_DESCRIPTION OF THE TASK_
Can you transcribe the data exactly? Leave the pictures out.

☆ ☆ ☆ ☆ ☆

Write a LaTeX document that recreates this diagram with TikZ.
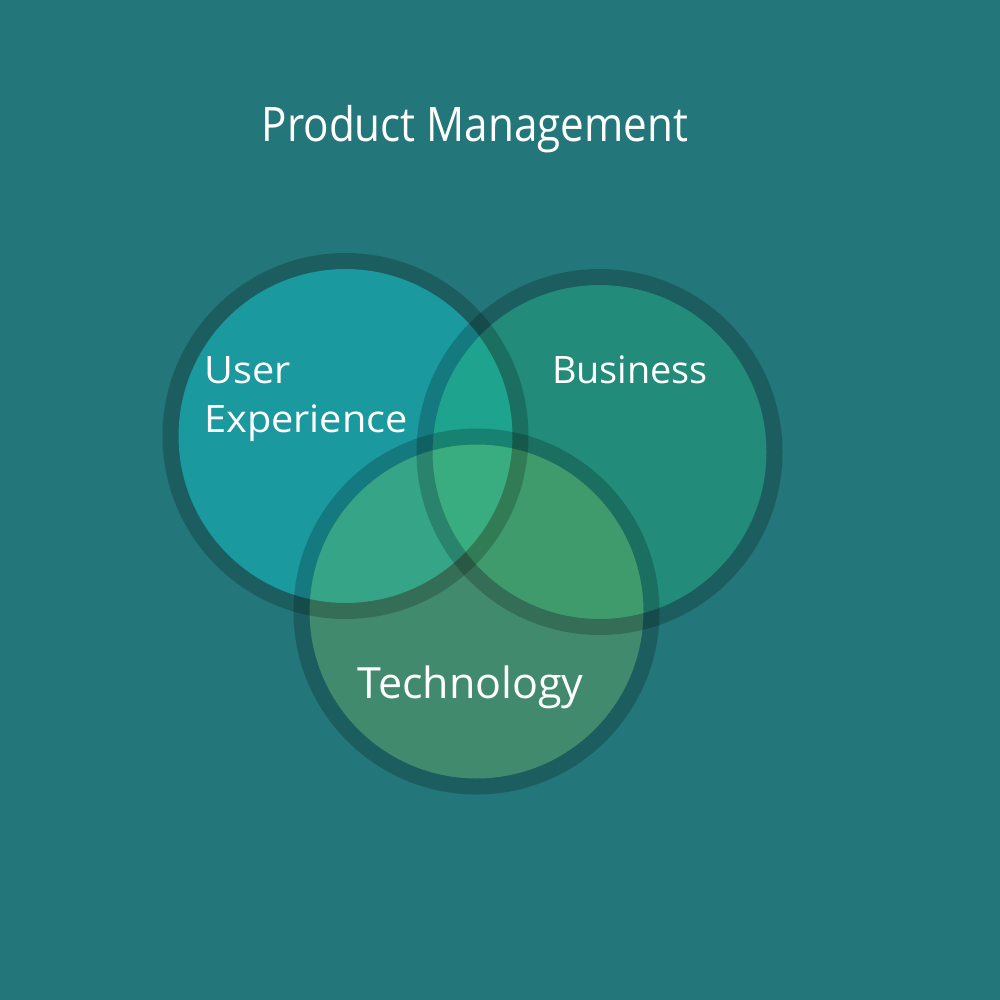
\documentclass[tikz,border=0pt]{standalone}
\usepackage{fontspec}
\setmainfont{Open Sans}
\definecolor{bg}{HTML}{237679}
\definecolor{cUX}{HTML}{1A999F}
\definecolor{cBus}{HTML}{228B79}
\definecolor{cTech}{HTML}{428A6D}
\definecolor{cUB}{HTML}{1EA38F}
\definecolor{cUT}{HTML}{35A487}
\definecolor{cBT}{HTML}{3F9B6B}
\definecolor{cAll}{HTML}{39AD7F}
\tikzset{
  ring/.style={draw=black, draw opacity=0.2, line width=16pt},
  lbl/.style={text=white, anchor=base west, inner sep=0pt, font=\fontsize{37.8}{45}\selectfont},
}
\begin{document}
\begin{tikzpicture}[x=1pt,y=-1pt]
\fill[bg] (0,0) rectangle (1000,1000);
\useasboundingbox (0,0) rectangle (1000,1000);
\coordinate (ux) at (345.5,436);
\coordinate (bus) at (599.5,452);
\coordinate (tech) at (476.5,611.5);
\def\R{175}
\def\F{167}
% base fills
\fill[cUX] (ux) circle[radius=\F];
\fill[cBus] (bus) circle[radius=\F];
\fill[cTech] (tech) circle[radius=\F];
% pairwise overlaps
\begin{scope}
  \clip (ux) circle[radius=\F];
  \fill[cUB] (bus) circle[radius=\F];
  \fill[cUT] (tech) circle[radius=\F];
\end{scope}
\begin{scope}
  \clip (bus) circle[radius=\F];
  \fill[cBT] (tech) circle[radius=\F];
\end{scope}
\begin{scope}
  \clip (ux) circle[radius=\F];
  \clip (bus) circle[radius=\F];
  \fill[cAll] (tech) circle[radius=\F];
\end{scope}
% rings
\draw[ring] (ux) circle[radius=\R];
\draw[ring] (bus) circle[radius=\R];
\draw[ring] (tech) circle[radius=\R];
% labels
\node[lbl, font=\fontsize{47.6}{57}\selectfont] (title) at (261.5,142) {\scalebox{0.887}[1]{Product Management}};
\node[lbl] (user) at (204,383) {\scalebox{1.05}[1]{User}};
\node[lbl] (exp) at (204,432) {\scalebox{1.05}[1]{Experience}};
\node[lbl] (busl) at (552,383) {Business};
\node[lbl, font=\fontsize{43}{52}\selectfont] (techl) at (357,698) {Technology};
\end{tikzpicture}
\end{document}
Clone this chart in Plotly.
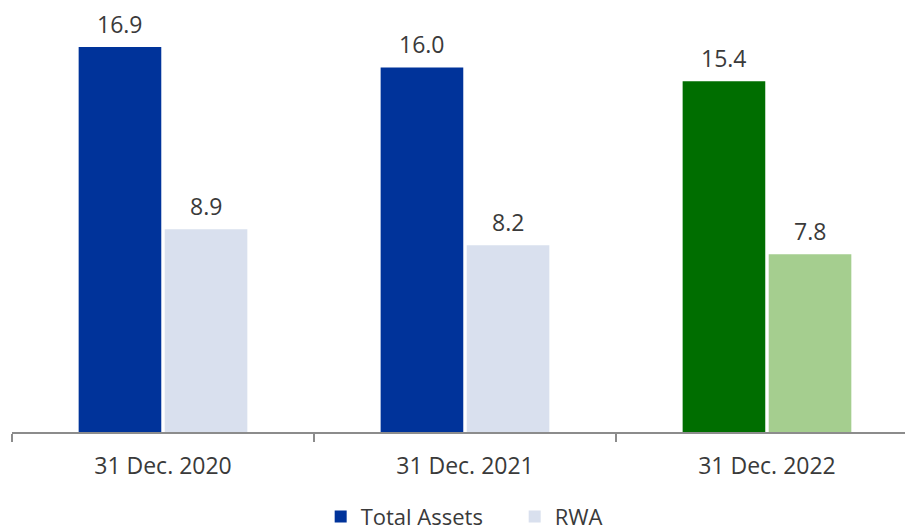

☆ ☆ ☆ ☆ ☆

_SOLUTION TO THE EXERCISE_
Write a LaTeX document that recreates this diagram with TikZ.
\documentclass[tikz,border=0pt]{standalone}
\usepackage{fontspec}
\setmainfont{Open Sans}
\definecolor{bg}{HTML}{237679}
\definecolor{cUX}{HTML}{1A999F}
\definecolor{cBus}{HTML}{228B79}
\definecolor{cTech}{HTML}{428A6D}
\definecolor{cUB}{HTML}{1EA38F}
\definecolor{cUT}{HTML}{35A487}
\definecolor{cBT}{HTML}{3F9B6B}
\definecolor{cAll}{HTML}{39AD7F}
\tikzset{
  ring/.style={draw=black, draw opacity=0.2, line width=16pt},
  lbl/.style={text=white, anchor=base west, inner sep=0pt, font=\fontsize{37.8}{45}\selectfont},
}
\begin{document}
\begin{tikzpicture}[x=1pt,y=-1pt]
\fill[bg] (0,0) rectangle (1000,1000);
\useasboundingbox (0,0) rectangle (1000,1000);
\coordinate (ux) at (345.5,436);
\coordinate (bus) at (599.5,452);
\coordinate (tech) at (476.5,611.5);
\def\R{175}
\def\F{167}
% base fills
\fill[cUX] (ux) circle[radius=\F];
\fill[cBus] (bus) circle[radius=\F];
\fill[cTech] (tech) circle[radius=\F];
% pairwise overlaps
\begin{scope}
  \clip (ux) circle[radius=\F];
  \fill[cUB] (bus) circle[radius=\F];
  \fill[cUT] (tech) circle[radius=\F];
\end{scope}
\begin{scope}
  \clip (bus) circle[radius=\F];
  \fill[cBT] (tech) circle[radius=\F];
\end{scope}
\begin{scope}
  \clip (ux) circle[radius=\F];
  \clip (bus) circle[radius=\F];
  \fill[cAll] (tech) circle[radius=\F];
\end{scope}
% rings
\draw[ring] (ux) circle[radius=\R];
\draw[ring] (bus) circle[radius=\R];
\draw[ring] (tech) circle[radius=\R];
% labels
\node[lbl, font=\fontsize{47.6}{57}\selectfont] (title) at (261.5,142) {\scalebox{0.887}[1]{Product Management}};
\node[lbl] (user) at (204,383) {\scalebox{1.05}[1]{User}};
\node[lbl] (exp) at (204,432) {\scalebox{1.05}[1]{Experience}};
\node[lbl] (busl) at (552,383) {Business};
\node[lbl, font=\fontsize{43}{52}\selectfont] (techl) at (357,698) {Technology};
\end{tikzpicture}
\end{document}
Clone this chart in Plotly.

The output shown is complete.